Many SLR cameras offer the option to shoot photo’s in RAW. This option records the raw data for the images, rather than compressing it into a format such as a JPG. Shooting in RAW ensures that you get the best quality imagery our of your SLR, it’s a known fact if you let your camera compress the image for you the final image quality is much lower than that of a much more powerful computer doing the same job.

I’m not saying that “the more powerful your computer the better your photos will be”, but that computers, being more powerful than a camera, has access to more advanced post-processing technologies that means a computer will render a higher quality images than a camera would.

By default iPhoto does not play nicely with RAW photos, but after changing a quick few settings you’ll soon find that iPhoto is happy to play along with RAWs just like other photo managers such as Adobe Bridge.

Set-up

Launch iPhoto while holding down the ⌥ key, and when prompted create a new library, save where-ever you like. This has to be done as these settings are library specific.

iPhoto Library Chooser

Once you have iPhoto open press ⌘ + , in order to open the preference, or just go to iPhoto > Preferences. In order to edit images in RAW mode, providing yourself with the most flexibility you must first set iPhoto to open images for editing in a program with some advanced RAW support, such as Adobe Photoshop.

Go ahead and select your program of choice from the “Edit Photo:” drop-down.

Setting Photoshop as your default photo editor allows you to take advantage of it's advanced RAW feature when editing photo's from your iPhoto library.

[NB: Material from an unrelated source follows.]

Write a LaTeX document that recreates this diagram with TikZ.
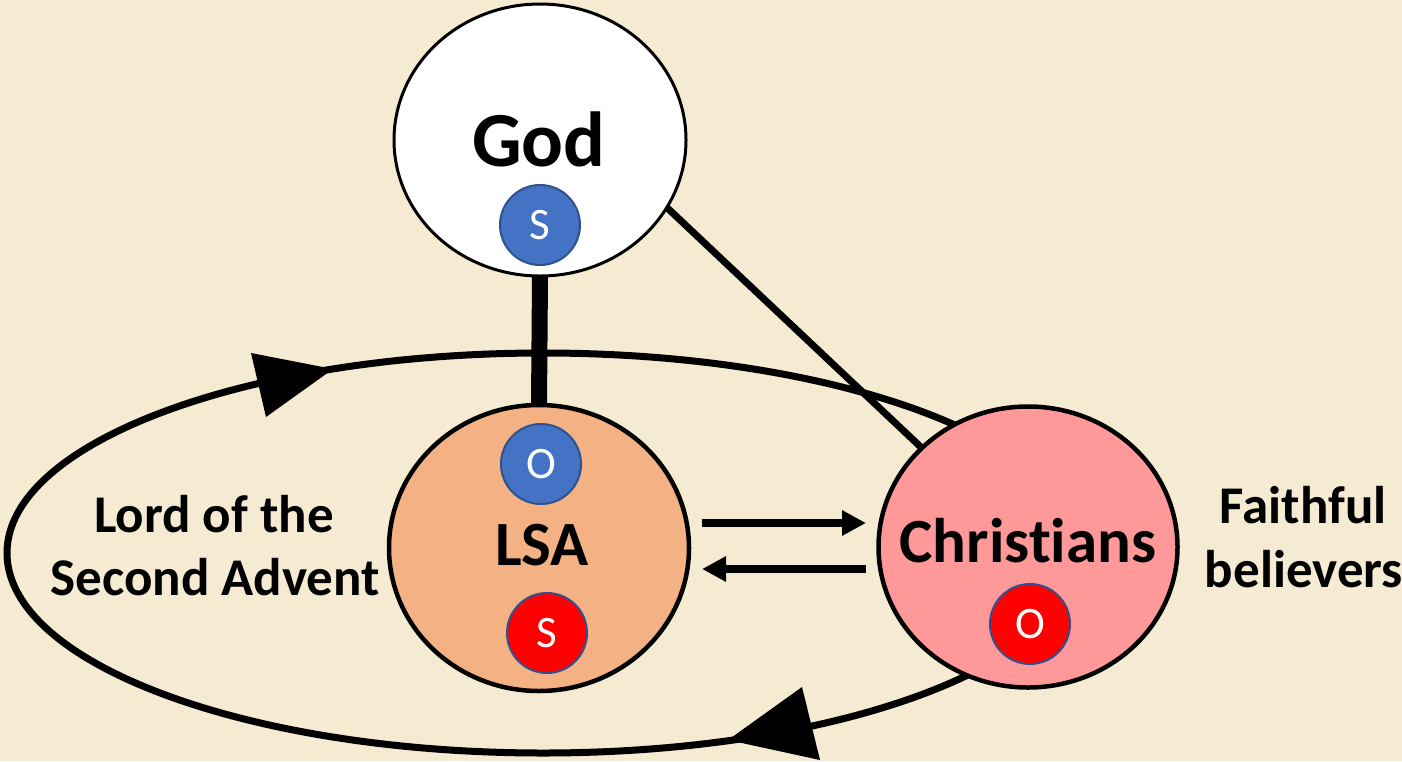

Finally, you need to go to the “Advanced” tab and under the “RAW Photos:” section check the “Use RAW when using external editor” checkbox, this ensures your files alway open for editing as a RAW, as opposed to a computer generated JPEG.

Set iPhoto to open files in the RAW format

Conclusions

iPhoto, when set-up to work correctly with RAW photos, can make a good photo-manager that is easier to use than more advanced software like Adobe Bridge. It is ideally placed for amateur photographers who may not necessarily want to pay out for more advanced software but want a good way to manage the many thousands of photos they may take.

In time, though, you will find yourself out-growing the capabilities of iPhoto, and may want to start thinking about software such as Apple’s very own Aperture.